• [MATERIAL]:
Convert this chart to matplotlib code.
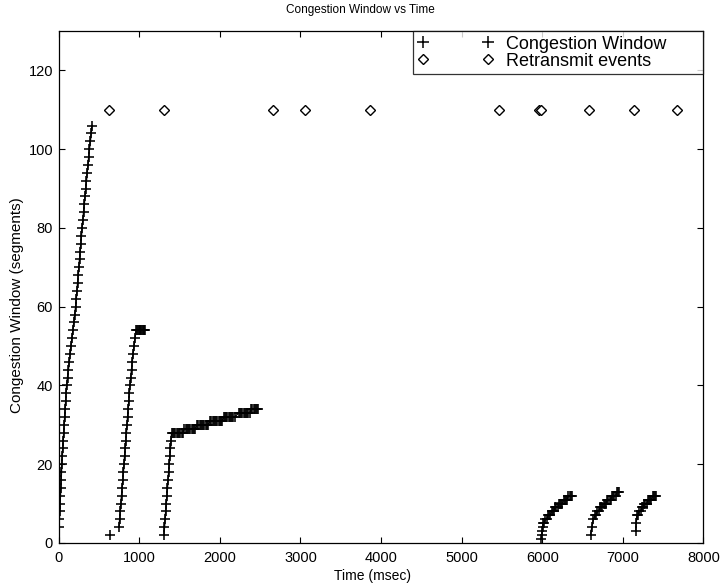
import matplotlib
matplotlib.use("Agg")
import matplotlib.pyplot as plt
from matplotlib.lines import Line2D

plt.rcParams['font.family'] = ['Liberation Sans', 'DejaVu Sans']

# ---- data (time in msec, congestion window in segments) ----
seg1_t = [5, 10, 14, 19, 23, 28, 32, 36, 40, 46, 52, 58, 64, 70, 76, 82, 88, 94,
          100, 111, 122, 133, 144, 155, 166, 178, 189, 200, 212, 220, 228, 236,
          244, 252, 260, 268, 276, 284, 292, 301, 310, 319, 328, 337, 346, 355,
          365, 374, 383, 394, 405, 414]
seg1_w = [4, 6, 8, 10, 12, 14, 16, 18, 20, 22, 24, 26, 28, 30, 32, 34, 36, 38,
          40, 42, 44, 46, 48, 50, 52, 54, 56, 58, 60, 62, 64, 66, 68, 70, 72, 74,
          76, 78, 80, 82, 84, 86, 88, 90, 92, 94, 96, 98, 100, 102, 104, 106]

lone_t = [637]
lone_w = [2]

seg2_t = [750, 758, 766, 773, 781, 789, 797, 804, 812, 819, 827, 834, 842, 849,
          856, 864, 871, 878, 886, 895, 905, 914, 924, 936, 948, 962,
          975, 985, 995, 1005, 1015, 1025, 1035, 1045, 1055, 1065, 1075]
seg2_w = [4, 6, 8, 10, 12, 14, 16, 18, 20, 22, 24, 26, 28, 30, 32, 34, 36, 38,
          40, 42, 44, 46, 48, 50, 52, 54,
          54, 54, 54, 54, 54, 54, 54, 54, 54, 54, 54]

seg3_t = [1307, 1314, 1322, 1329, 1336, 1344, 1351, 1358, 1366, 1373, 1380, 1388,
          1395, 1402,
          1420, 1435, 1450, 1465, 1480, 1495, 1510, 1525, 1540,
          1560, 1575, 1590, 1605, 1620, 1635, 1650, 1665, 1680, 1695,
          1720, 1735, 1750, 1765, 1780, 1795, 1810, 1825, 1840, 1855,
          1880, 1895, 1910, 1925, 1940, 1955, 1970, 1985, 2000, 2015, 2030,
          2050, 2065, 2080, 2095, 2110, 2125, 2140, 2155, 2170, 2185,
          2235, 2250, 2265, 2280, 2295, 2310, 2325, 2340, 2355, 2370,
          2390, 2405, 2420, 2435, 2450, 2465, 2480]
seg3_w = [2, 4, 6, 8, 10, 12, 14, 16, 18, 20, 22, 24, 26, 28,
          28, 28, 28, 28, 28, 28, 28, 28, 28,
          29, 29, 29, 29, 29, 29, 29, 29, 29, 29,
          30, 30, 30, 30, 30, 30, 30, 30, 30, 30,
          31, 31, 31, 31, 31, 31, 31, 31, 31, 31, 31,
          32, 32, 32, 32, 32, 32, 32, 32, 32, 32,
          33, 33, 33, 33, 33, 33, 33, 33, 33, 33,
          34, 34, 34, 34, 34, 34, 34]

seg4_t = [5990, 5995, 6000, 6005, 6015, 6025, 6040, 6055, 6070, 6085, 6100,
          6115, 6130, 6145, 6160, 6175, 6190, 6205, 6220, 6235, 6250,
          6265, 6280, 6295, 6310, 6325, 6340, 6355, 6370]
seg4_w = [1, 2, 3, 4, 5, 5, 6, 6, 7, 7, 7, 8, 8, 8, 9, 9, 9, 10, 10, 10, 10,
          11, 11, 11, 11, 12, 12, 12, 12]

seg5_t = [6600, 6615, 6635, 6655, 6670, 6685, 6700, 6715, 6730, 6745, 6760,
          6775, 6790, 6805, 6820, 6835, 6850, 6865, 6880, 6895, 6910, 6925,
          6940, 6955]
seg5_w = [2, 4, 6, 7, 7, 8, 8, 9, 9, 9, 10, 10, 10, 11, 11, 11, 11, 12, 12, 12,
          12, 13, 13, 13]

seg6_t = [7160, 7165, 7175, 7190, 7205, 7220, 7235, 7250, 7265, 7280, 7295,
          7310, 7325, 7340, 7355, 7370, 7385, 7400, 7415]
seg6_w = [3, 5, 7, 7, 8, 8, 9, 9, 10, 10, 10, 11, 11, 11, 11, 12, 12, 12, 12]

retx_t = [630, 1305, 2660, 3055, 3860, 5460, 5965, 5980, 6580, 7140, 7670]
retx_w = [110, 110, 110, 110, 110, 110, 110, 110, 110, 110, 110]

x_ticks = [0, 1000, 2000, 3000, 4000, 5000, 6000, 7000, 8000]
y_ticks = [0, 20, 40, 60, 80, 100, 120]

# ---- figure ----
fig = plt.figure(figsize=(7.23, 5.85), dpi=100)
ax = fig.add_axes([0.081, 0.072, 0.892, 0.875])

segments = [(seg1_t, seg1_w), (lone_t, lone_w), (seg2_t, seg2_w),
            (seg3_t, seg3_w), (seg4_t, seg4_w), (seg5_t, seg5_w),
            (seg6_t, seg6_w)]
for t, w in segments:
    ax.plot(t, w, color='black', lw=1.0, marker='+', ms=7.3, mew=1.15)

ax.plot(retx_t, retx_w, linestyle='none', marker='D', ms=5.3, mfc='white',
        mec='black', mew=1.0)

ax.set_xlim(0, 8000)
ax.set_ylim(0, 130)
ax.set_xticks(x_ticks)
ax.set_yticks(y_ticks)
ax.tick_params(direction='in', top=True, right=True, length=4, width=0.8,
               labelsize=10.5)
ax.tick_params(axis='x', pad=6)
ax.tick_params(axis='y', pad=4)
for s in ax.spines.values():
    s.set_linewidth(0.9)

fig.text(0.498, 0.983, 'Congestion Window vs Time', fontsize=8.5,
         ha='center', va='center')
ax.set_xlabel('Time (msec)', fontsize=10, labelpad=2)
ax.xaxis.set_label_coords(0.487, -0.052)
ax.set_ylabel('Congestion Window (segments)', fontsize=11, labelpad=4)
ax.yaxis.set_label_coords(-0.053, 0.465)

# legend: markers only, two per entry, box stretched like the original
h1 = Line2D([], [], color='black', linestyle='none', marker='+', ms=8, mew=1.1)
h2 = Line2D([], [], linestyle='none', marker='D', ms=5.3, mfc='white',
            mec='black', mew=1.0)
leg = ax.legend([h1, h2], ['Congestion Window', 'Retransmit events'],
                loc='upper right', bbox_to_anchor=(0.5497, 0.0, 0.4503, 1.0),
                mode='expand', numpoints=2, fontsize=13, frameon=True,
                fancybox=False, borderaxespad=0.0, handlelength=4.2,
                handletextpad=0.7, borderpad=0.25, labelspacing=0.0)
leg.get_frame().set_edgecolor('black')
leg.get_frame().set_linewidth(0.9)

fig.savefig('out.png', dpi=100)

• [PROBLEM STATEMENT]: Skip every picture and return the lines above from the top through the one that contains "plt.rcParams['font.family'] = ['Liberation".

• [REPLY TO THE EXERCISE]:
Convert this chart to matplotlib code.
import matplotlib
matplotlib.use("Agg")
import matplotlib.pyplot as plt
from matplotlib.lines import Line2D

plt.rcParams['font.family'] = ['Liberation Sans', 'DejaVu Sans']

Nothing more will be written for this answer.